In March, she poked fun at Brexiteers by saying she was considering getting a cat and calling it Brexit.
She said in a Facebook post: “I’ve ended up calling my cat Brexit. It wakes me up meowing like crazy every morning because it wants to go out, but as soon as I open the door, it just sits there undecided and then looks angry when I put it outside.”
Her latest comments came after Mr Johnson’s decision to limit lawmakers’ opportunities to derail his Brexit plans by restricting the amount of time they are to sit in parliament before the October 31 deadline.
The move, which had to be approved by the Queen, also increases the chance he could face a vote of no-confidence, and possibly a snap election.
The Queen’s advisers, known as the Privy Council, said in a statement that parliament would be suspended on a day between September 9 and September 12, until October 14.
Seeking to play down the controversy, Mr Johnson told reporters that “there will be ample time in parliament for MPs to debate the EU, to debate Brexit and all other issues”.
Asked whether he was trying to block lawmakers from delaying the Brexit divorce, he replied: “That is completely untrue”.
However, his decision to limit parliamentary scrutiny weeks before Brexit drew a chorus of criticism from those opposed to a disorderly divorce.
Speaker John Bercow said: “It is blindingly obvious that the purpose of prorogation now would be to stop parliament debating Brexit and performing its duty in shaping a course for the country.”
Scotland’s First Minister Nicola Sturgeon, for her part, urged MPs to “stop” Mr Johnson, adding: “Today will go down in history as a dark one indeed for UK democracy.”
Labour leader Jeremy Corbyn said he would call a no-confidence vote when the time was right.
Opposition leaders had agreed on Tuesday to use parliamentary procedure to force Mr Johnson to ask for another delay to Brexit.
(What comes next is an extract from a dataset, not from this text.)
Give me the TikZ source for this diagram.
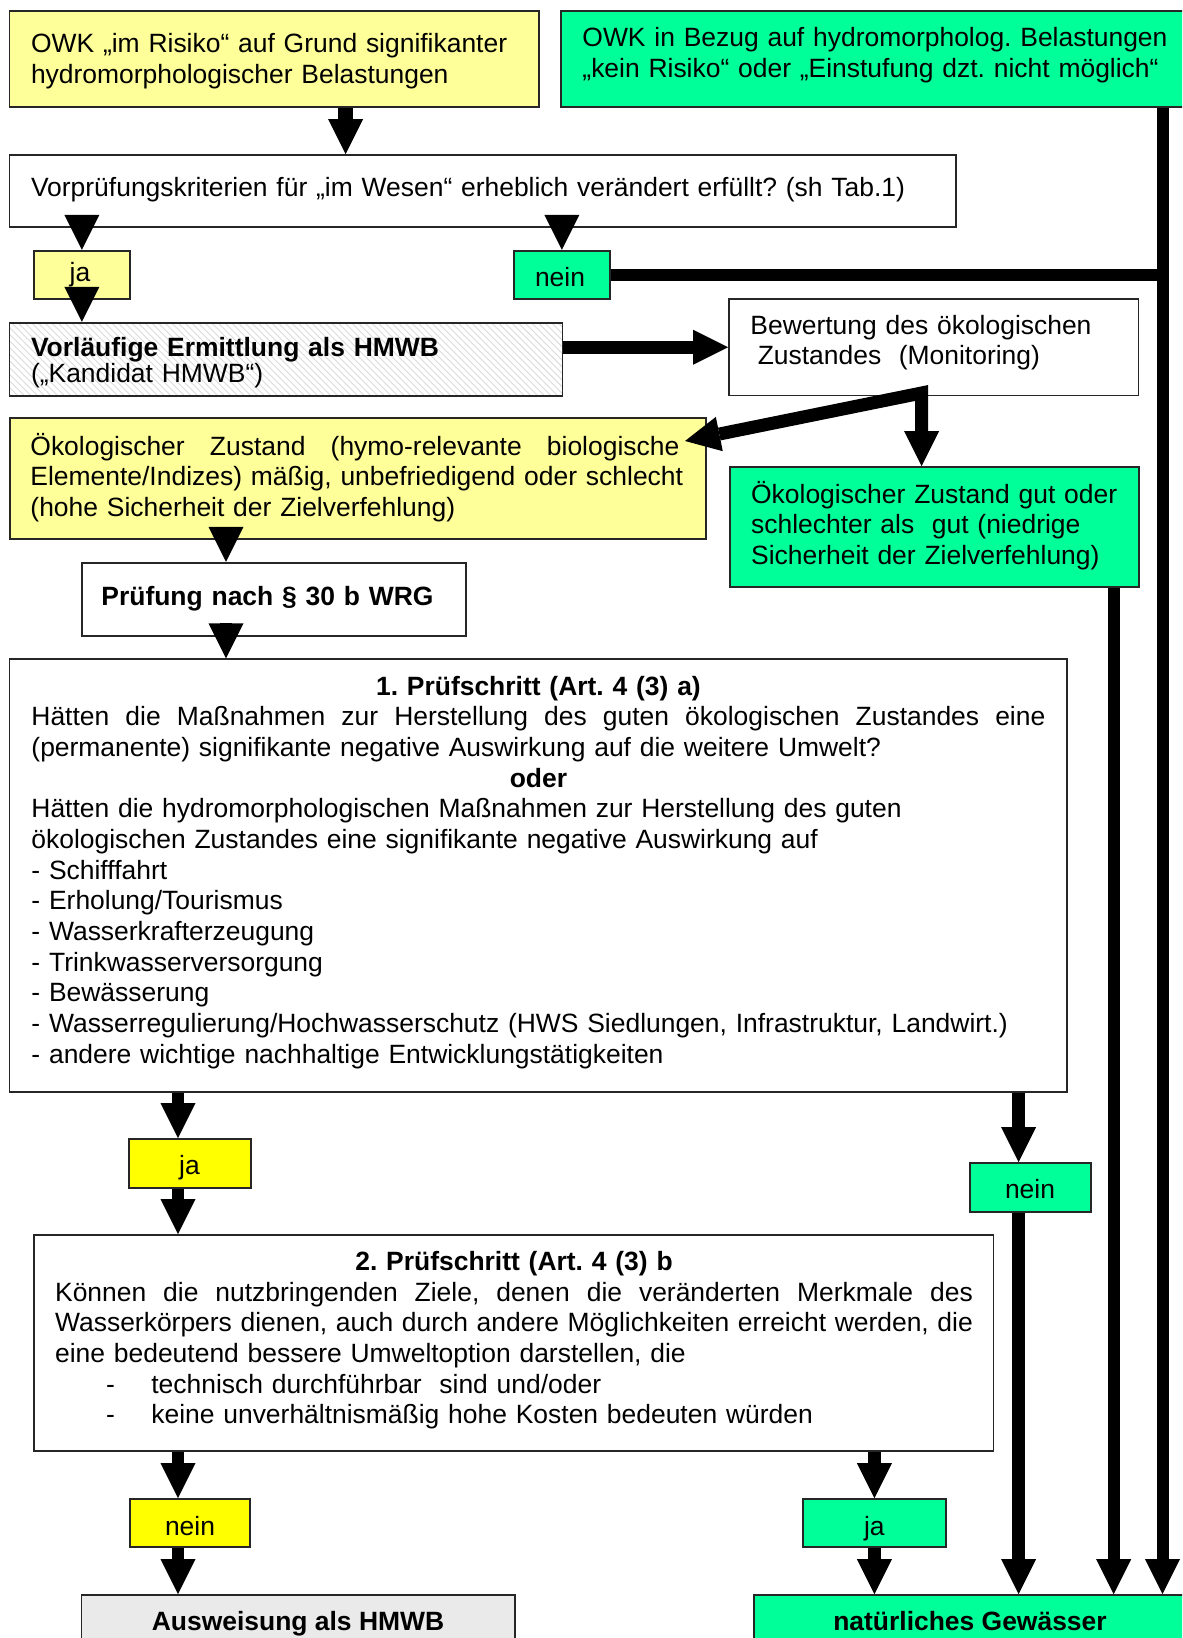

But they may now try to topple his government.
Mr Johnson, however, has argued that the move was designed to allow his government to press on with its domestic agenda.
He says he wants to agree a divorce deal with Brussels, but first needs the bloc to change its position on the Irish border backstop, a key sticking point among Brexiteers.
The bloc says that the backstop – an insurance clause designed to prevent the return of a hard border between EU-member Ireland and the British province of Northern Ireland – is needed to protect EU single market rules and Irish stability.
Brexiteers argue that the backstop would be used to permanently trap the UK in a customs union with the EU and prevent it from striking its own trade deals.